A soja RR (Roundup Ready), desenvolvida pela Monsanto e resistente ao herbicida glifosato, entrou no Rio Grande do Sul em 1995 a partir do contrabando de sementes da Argentina, caiu no gosto do produtor, foi legalizada a partir de 2003, virou objeto de disputa judicial sobre a cobrança de royalties e representa hoje, segundo estimativas extra-oficiais, algo entre 98% e 99% da produção gaúcha do grão, que alcançou 7,7 milhões de toneladas nesta safra. "Não faço mais sequer um negócio em que o comprador exija soja não-transgênica", afirma o diretor da corretora gaúcha Brasoja, Antônio Sartori.
Até 2003 e 2004, quando o governo federal cedeu à pressão de entidades representativas dos produtores e editou Medidas Provisórias legalizando as lavouras transgênicas, foram emitidos mais de mil autos de infração contra os agricultores que plantavam as sementes contrabandeadas ou multiplicadas em suas propriedades, lembra o superintendente do Ministério da Agricultura no Estado, Francisco Signor. A regularização definitiva veio em 2005, com a aprovação da Lei de Biossegurança (nº 11.105).
No início, o grande argumento em favor da soja transgênica era a redução dos custos totais, que em 2003/04 eram 9,8% inferiores aos das lavouras não-transgênicas, afirma o assessor da Federação das Cooperativas Agropecuárias do Estado (Fecoagro), Tarcísio Minetto. Hoje essa diferença caiu para 2% a 3% e os produtores ainda brigam na Justiça para não pagar para a Monsanto royalties de 2% sobre a safra obtida a partir da multiplicação própria de sementes. Mesmo assim o grão modificado venceu a parada graças à maior facilidade de manejo das plantações e nenhuma cooperativa faz segregação, observa o presidente da Fecoagro, Rui Polidoro Pinto.
Símbolo da resistência do plantio convencional no Estado, até a Cotrimaio, de Três de Maio, abandonou há duas safras a produção segregada que havia iniciado no período 1998/99 em busca de nichos de mercado diferenciados e preços maiores para o seu produto. "Não conseguíamos exportar [com certificação de soja não-transgênica] por falta de estrutura de segregação no transporte e na armazenagem", explica o vice-presidente da cooperativa, Antônio Wünsch, um dos maiores entusiastas, à época, das lavouras não-transgênicas.
Sem condições de exportar o produto segregado, a Cotrimaio vendia apenas para a Solae, uma joint venture entre Bunge e DuPont que produz ingredientes de soja para a indústria alimentícia em Esteio, na região metropolitana de Porto Alegre.
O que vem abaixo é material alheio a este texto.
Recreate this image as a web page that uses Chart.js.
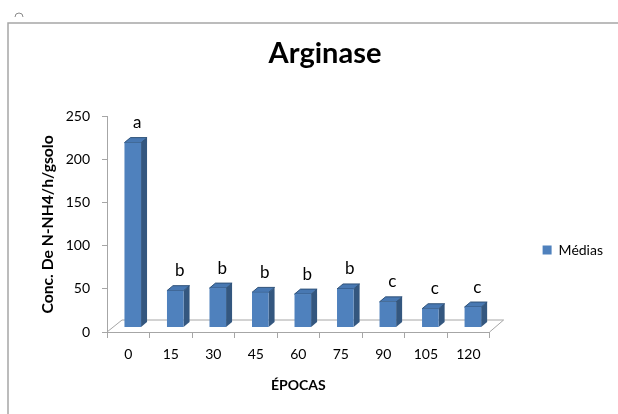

O negócio ia bem, até que outro problema liquidou o programa: com o compartilhamento de colheitadeiras entre produtores, os resíduos de grãos modificados que ficavam nas máquinas contaminavam os não-transgênicos e o controle do processo nos 400 mil hectares destinados à cultura em 21 municípios tornou-se impossível para a cooperativa.
Na safra 2007/08 a Solae chegou o obter no Rio Grande do Sul 15% das necessidades da fábrica de Esteio, que processa cerca de 200 mil toneladas de soja por ano, e em outubro de 2008 anunciou que pretendia triplicar o volume no ciclo seguinte. Além do pagamento de um prêmio de 5% a 10% sobre o valor do produto, a empresa garantia a aquisição de 100% da colheita do fornecedor, mas a falta de opções reduziu a participação do Estado a 13% do suprimento da planta, afirma o gerente da empresa, Christiano Wide.
Segundo o executivo, a Solae tem cerca de seis ou sete fornecedores individuais no Rio Grande do Sul e compra no Paraná 87% da soja que consome, apesar dos custos maiores com o transporte da matéria-prima. De acordo com ele, a Solae também usava grãos transgênicos até 2008, quando optou por operar apenas com material convencional por uma "opção de mercado". De 55% a 60% da produção local de fibras e proteínas de soja é exportada para Europa, Japão e África do Sul, mas Wide não especifica o diferencial de preço recebido pela companhia nesses mercados.
Ele se recorda que o processo de segregação começou em 2005. O trabalho inclui a rastreabilidade das sementes, todas certificadas, e a exigência de higienização dos armazéns do produtor ou da cooperativa e dos caminhões que transportam a soja até a fábrica. A empresa faz coletas de amostras para análise na origem e na chegada a Esteio, e trabalha com tolerância de apenas 0,1% para transgenia, ante o índice de 0,9% adotado internacionalmente, revela o gerente. "Se a soja não atende os requisitos ela nem é descarregada".